Quel est l’impact du développement de ces nouveaux outils sur la gestion des écoles de management ?

À ce jour, les établissements commencent tout juste à s'emparer des nouvelles opportunités qu'offre le numérique pour faire évoluer leur business model. Cette nouvelle manière de créer du lien, de traiter des données – heures de fréquentation des campus, de la bibliothèque… –, sont susceptibles de générer de nouveaux services aux étudiants (recherche de logements, stages...), aux entreprises partenaires, etc., créateurs de valeur pour les écoles.

Les établissements peuvent aussi envisager de revoir complètement l’organisation de leurs espaces, à travers la création de campus virtuels.

Beaucoup de projets restent bloqués dans les tuyaux en raison de la timidité des tutelles (chambres de commerce et d’industrie, ministère de l'Enseignement supérieur et de la Recherche…). Obnubilées par l’aménagement du territoire, elles sont rétives à investir dans ce qu'elles considèrent un peu comme des gadgets.
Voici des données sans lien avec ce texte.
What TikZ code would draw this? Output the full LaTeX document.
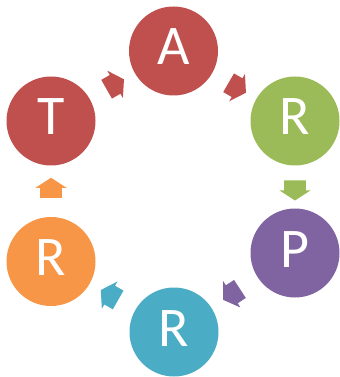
\documentclass[tikz,border=0pt]{standalone}
\usepackage{fontspec}
\setmainfont{Carlito}
\usetikzlibrary{shapes.arrows,calc}

\definecolor{redc}{HTML}{C0504D}
\definecolor{greenc}{HTML}{9BBB59}
\definecolor{purplec}{HTML}{8064A2}
\definecolor{bluec}{HTML}{4BACC6}
\definecolor{orangec}{HTML}{F79646}

\tikzset{
  letter/.style={circle, minimum size=66.75pt, inner sep=0pt, text=white,
    font=\fontsize{42}{42}\selectfont, text height=27pt, text depth=6pt},
  flow/.style={single arrow, minimum height=15pt, inner xsep=0pt, inner ysep=7.875pt,
    single arrow head extend=3.75pt, single arrow tip angle=114}
}

\begin{document}
\begin{tikzpicture}[x=0.75pt,y=-0.75pt]
\useasboundingbox (0,0) rectangle (339,377);

\node[letter, fill=redc] (A) at (173.5, 51) {A};
\node[letter, fill=greenc] (R1) at (295, 121) {R};
\node[letter, fill=purplec] (P) at (295, 253) {P};
\node[letter, fill=bluec] (R2) at (174, 332) {R};
\node[letter, fill=orangec] (R3) at (51, 261.5) {R};
\node[letter, fill=redc] (T) at (51, 121) {T};

\path let \p1=($(A)-(T)$) in node[flow, fill=redc, rotate={atan2(\y1,\x1)}] (ta) at ($(T)!0.5!(A)$) {};
\path let \p1=($(R1)-(A)$) in node[flow, fill=redc, rotate={atan2(\y1,\x1)}] (ar) at ($(A)!0.5!(R1)$) {};
\path let \p1=($(P)-(R1)$) in node[flow, fill=greenc, rotate={atan2(\y1,\x1)}] (rp) at ($(R1)!0.5!(P)$) {};
\path let \p1=($(R2)-(P)$) in node[flow, fill=purplec, rotate={atan2(\y1,\x1)}] (pr) at ($(P)!0.5!(R2)$) {};
\path let \p1=($(R3)-(R2)$) in node[flow, fill=bluec, rotate={atan2(\y1,\x1)}] (rr) at ($(R2)!0.5!(R3)$) {};
\path let \p1=($(T)-(R3)$) in node[flow, fill=orangec, rotate={atan2(\y1,\x1)}] (rt) at ($(R3)!0.5!(T)$) {};

\end{tikzpicture}
\end{document}
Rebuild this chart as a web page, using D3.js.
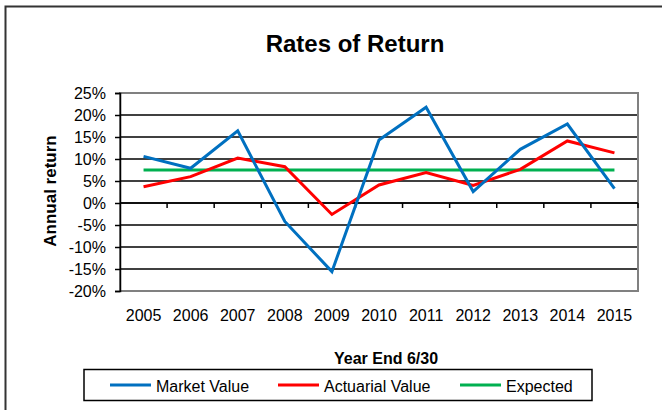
<!DOCTYPE html>
<html><head><meta charset="utf-8">
<script src="https://cdn.jsdelivr.net/npm/d3@7"></script>
<style>body{margin:0;background:#fff}svg{display:block;font-family:"Liberation Sans",Arial,sans-serif}</style>
</head><body>
<svg id="c" width="662" height="410"></svg>
<script>
const years = ["2005","2006","2007","2008","2009","2010","2011","2012","2013","2014","2015"];
const marketValue = [10.6, 7.9, 16.4, -4.2, -15.6, 14.3, 21.75, 2.6, 12.2, 17.95, 3.25];
const actuarialValue = [3.7, 6.0, 10.2, 8.25, -2.6, 4.1, 6.9, 4.0, 7.65, 14.1, 11.4];
const expected = [7.5, 7.5, 7.5, 7.5, 7.5, 7.5, 7.5, 7.5, 7.5, 7.5, 7.5];
const yTicks = [-20, -15, -10, -5, 0, 5, 10, 15, 20, 25];
const seriesNames = ["Market Value", "Actuarial Value", "Expected"];
const seriesColors = ["#0070C0", "#FF0000", "#00B050"];

const svg = d3.select("#c");
const L = 120, R = 638, T = 93, B = 291;

// outer frame
svg.append("path").attr("d","M5.5,420 V6.5 H700").attr("fill","none").attr("stroke","#333").attr("stroke-width",2);

svg.append("text").attr("x",355).attr("y",52).attr("text-anchor","middle")
  .attr("font-size",24).attr("font-weight","bold").text("Rates of Return");

const x = d3.scaleBand().domain(years).range([L, R]);
const y = d3.scaleLinear().domain([-20, 25]).range([B, T]);

// gridlines
svg.append("g").selectAll("line").data(yTicks.filter(t => t > -20 && t < 25)).join("line")
  .attr("x1", L).attr("x2", R).attr("y1", d => y(d)).attr("y2", d => y(d))
  .attr("stroke","#000").attr("stroke-width",1.5);
// plot border
svg.append("rect").attr("x",L).attr("y",T).attr("width",R-L).attr("height",B-T)
  .attr("fill","none").attr("stroke","#808080").attr("stroke-width",2);

// y axis
const yAxis = svg.append("g").attr("transform",`translate(${L},0)`)
  .call(d3.axisLeft(y).tickValues(yTicks).tickFormat(d => d + "%").tickSize(5).tickPadding(9));
yAxis.select(".domain").attr("stroke","#000").attr("stroke-width",1.5);
yAxis.selectAll(".tick line").attr("stroke","#000").attr("stroke-width",1.5);
yAxis.selectAll("text").attr("font-size",16).attr("fill","#000").style("font-family","'Liberation Sans',Arial,sans-serif");

// x axis at zero
const xTickPos = years.map((d,i) => x(d)).concat([R]);
const xg = svg.append("g");
xg.append("line").attr("x1",L).attr("x2",R).attr("y1",y(0)).attr("y2",y(0)).attr("stroke","#000").attr("stroke-width",1.5);
xg.selectAll("line.t").data(xTickPos.slice(1)).join("line").attr("class","t")
  .attr("x1",d=>d).attr("x2",d=>d).attr("y1",y(0)).attr("y2",y(0)+5)
  .attr("stroke","#000").attr("stroke-width",1.5);
svg.append("g").selectAll("text").data(years).join("text")
  .attr("x", d => x(d) + x.bandwidth()/2).attr("y", 321).attr("text-anchor","middle")
  .attr("font-size",16).text(d => d);

// axis titles
svg.append("text").attr("x",386).attr("y",364).attr("text-anchor","middle")
  .attr("font-size",16).attr("font-weight","bold").text("Year End 6/30");
svg.append("text").attr("transform","translate(56,191) rotate(-90)").attr("text-anchor","middle")
  .attr("font-size",17).attr("font-weight","bold").text("Annual return");

// lines
const line = d3.line().x((d,i) => x(years[i]) + x.bandwidth()/2).y(d => y(d));
const allSeries = [marketValue, actuarialValue, expected];
[2,1,0].forEach(k => {
  svg.append("path").datum(allSeries[k]).attr("d", line).attr("fill","none")
    .attr("stroke", seriesColors[k]).attr("stroke-width",3).attr("stroke-linejoin","miter");
});

// legend
svg.append("rect").attr("x",84).attr("y",369.5).attr("width",508).attr("height",31)
  .attr("fill","#fff").attr("stroke","#000").attr("stroke-width",1.5);
const legX = [110, 278, 460];
seriesNames.forEach((n,i) => {
  svg.append("line").attr("x1",legX[i]).attr("x2",legX[i]+41).attr("y1",385).attr("y2",385)
    .attr("stroke",seriesColors[i]).attr("stroke-width",3);
  svg.append("text").attr("x",legX[i]+46).attr("y",392).attr("font-size",16).text(n);
});
</script>
</body></html>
D'autant que les directeurs d'établissement, dont le mandat dure autour de cinq ans, n’ont pas toujours le courage de se lancer dans des grandes réformes qui, en cas d'échec, pourraient les “griller”.

Quelles recommandations formulez-vous afin de lever ces blocages ?

La transformation numérique doit être l'occasion d’affirmer sa singularité et de rompre avec le mimétisme ambiant. En matière de formation continue, comme de recherche, c'est caricatural... Les établissements cherchent, au nom d'une forme de mission de service public, à couvrir tous les champs, mais c’est absurde. Il faut être capable d'identifier ses points forts et construire sa stratégie sur cette base, en allant, grâce aux outils numériques, chercher de nouveaux publics.

Nous allons tenter d’apporter notre pierre à l'édifice en créant au sein de la Fnege un observatoire de la transformation numérique, capable à terme de produire un indicateur de maturité numérique des établissements. C’est une demande des organismes d’accréditation, qui souffrent d’un manque de visibilité en la matière.